Понятно, какие преобразования необходимы. Что же делать дальше?
Меры, которые предлагает научная юридическая общественность, должны обсуждаться официальными инстанциями. Необходимые проекты уже есть, но, чтобы их рассмотрели, нужна комиссия, о которой мы говорили. Она должна официально представлять проекты власти, чтобы та сделала следующий шаг. Этот алгоритм хорошо известен у нас благодаря деятельности Центра частного права, усилиями которого разработан, представлен, принят и теперь развивается массив действующего гражданского законодательства.
Однако из того, что происходит сейчас, можно сделать вывод, что власть не заинтересована в независимом суде.
Во всяком случае, судя по шагам практическим, это так выглядит, хотя постоянно заявляется, что независимый суд — необходимое условие развития экономики. На это указано во всех программных статьях нынешнего президента. Более того: есть его указ от 7 мая 2012 года, которым предписано: к 1 октября 2012 года представить предложения по обеспечению независимости и беспристрастности суда. А кто это должен делать — администрация, может быть? А вот следственный комитет парирует эти указания предложением ввести «институт объективной истины» и возвращение судом дел на доследование.

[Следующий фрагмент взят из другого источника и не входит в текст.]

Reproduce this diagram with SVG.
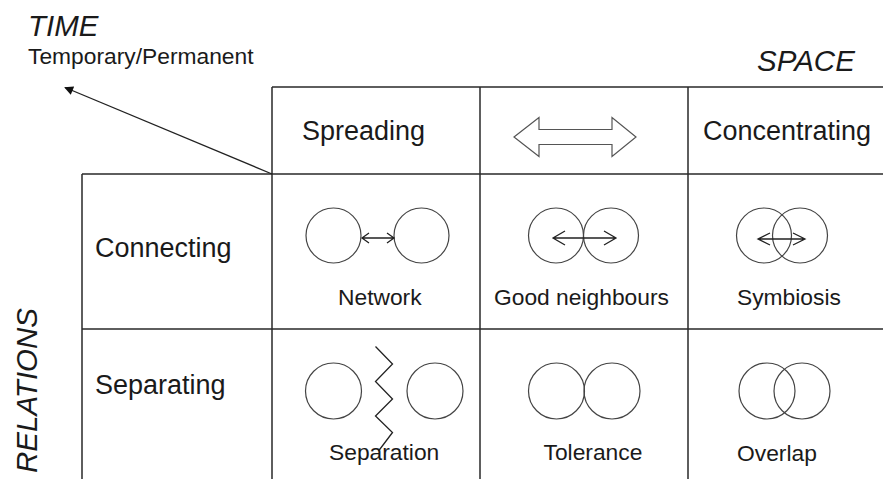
<svg xmlns="http://www.w3.org/2000/svg" width="883" height="479" viewBox="0 0 883 479">
<style>
text{font-family:"Liberation Sans",Arial,sans-serif;fill:#1a1a1a}
.ax{font-size:29.5px;font-style:italic}
.hd{font-size:27px}
.lb{font-size:23px}
.sm{font-size:22.8px}
.grid{stroke:#2a2a2a;stroke-width:1.5;fill:none}
.c{fill:none;stroke:#444;stroke-width:1.2}
.ar{fill:none;stroke:#222;stroke-width:1.3}
</style>
<defs>
<marker id="tip" viewBox="0 0 10 10" refX="9" refY="5" markerWidth="11" markerHeight="9" markerUnits="userSpaceOnUse" orient="auto">
<path d="M0,0 L10,5 L0,10 z" fill="#111"/>
</marker>
</defs>
<rect width="883" height="479" fill="#fff"/>

<g id="axes">
<text class="ax" x="28" y="36">TIME</text>
<text class="sm" x="28" y="64">Temporary/Permanent</text>
<text class="ax" x="757" y="71">SPACE</text>
<text class="ax" transform="translate(37,473) rotate(-90)">RELATIONS</text>
</g>

<g id="grid" class="grid">
<path d="M272,87 H883 M82,174 H883 M82,329 H883 M82,174 V479 M272,87 V479 M480,87 V479 M688,87 V479"/>
</g>

<g id="connectors">
<line x1="272" y1="174" x2="65" y2="87.5" stroke="#222" stroke-width="1.3" marker-end="url(#tip)"/>
</g>

<g id="spreading"><text class="hd" x="302" y="140">Spreading</text></g>
<g id="space-arrow">
<polygon points="514,137 539,117.5 539,129.5 612,129.5 612,117.5 636,137 612,156.5 612,144.5 539,144.5 539,156.5" fill="#fff" stroke="#555" stroke-width="1.2"/>
</g>
<g id="concentrating"><text class="hd" x="703" y="140">Concentrating</text></g>

<g id="connecting"><text class="hd" x="95" y="257">Connecting</text></g>
<g id="separating"><text class="hd" x="95" y="394">Separating</text></g>

<g id="network">
<circle class="c" cx="333.5" cy="235.5" r="27.5"/>
<circle class="c" cx="421.5" cy="235.5" r="27.5"/>
<path class="ar" d="M362,238 H394 M369,233 L362,238 L369,243 M387,233 L394,238 L387,243"/>
<text class="sm" x="338" y="305">Network</text>
</g>

<g id="good-neighbours">
<circle class="c" cx="556" cy="235.5" r="27.5"/>
<circle class="c" cx="611" cy="235.5" r="27.5"/>
<path class="ar" d="M553,238 H616 M565,231 L553,238 L565,245 M604,231 L616,238 L604,245"/>
<text class="sm" x="494" y="305">Good neighbours</text>
</g>

<g id="symbiosis">
<circle class="c" cx="764" cy="235.5" r="27.5"/>
<circle class="c" cx="800" cy="235.5" r="27.5"/>
<path class="ar" d="M758,239 H805 M770,233 L758,239 L770,245 M793,233 L805,239 L793,245"/>
<text class="sm" x="737" y="305">Symbiosis</text>
</g>

<g id="separation">
<circle class="c" cx="333.5" cy="391" r="28"/>
<circle class="c" cx="435" cy="391" r="28"/>
<polyline class="ar" points="375.5,346.5 392.5,364 375.5,381.5 392.5,399 375.5,416 392.5,432.5 378.5,451"/>
<text class="sm" x="329" y="460">Separation</text>
</g>

<g id="tolerance">
<circle class="c" cx="556.5" cy="391" r="28"/>
<circle class="c" cx="612" cy="391" r="28"/>
<text class="sm" x="543.5" y="460">Tolerance</text>
</g>

<g id="overlap">
<circle class="c" cx="767" cy="391" r="28"/>
<circle class="c" cx="802" cy="391" r="28"/>
<text class="sm" x="737" y="460.5">Overlap</text>
</g>
</svg>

Кстати, в концепции развития судебной системы до 2020 года называется цель обеспечения независимости судей. Только планируют обеспечивать ее методами, в основном, техническими, за счет развития виртуальных технологий. Но пока не устранены механизмы давления на суд, независимость его тоже будет оставаться виртуальной, а сформулированная А.Ф. Кони задача «оградить судью от условий, дающих основания к развитию малодушия и вынужденной угодливости», так и не будет решена.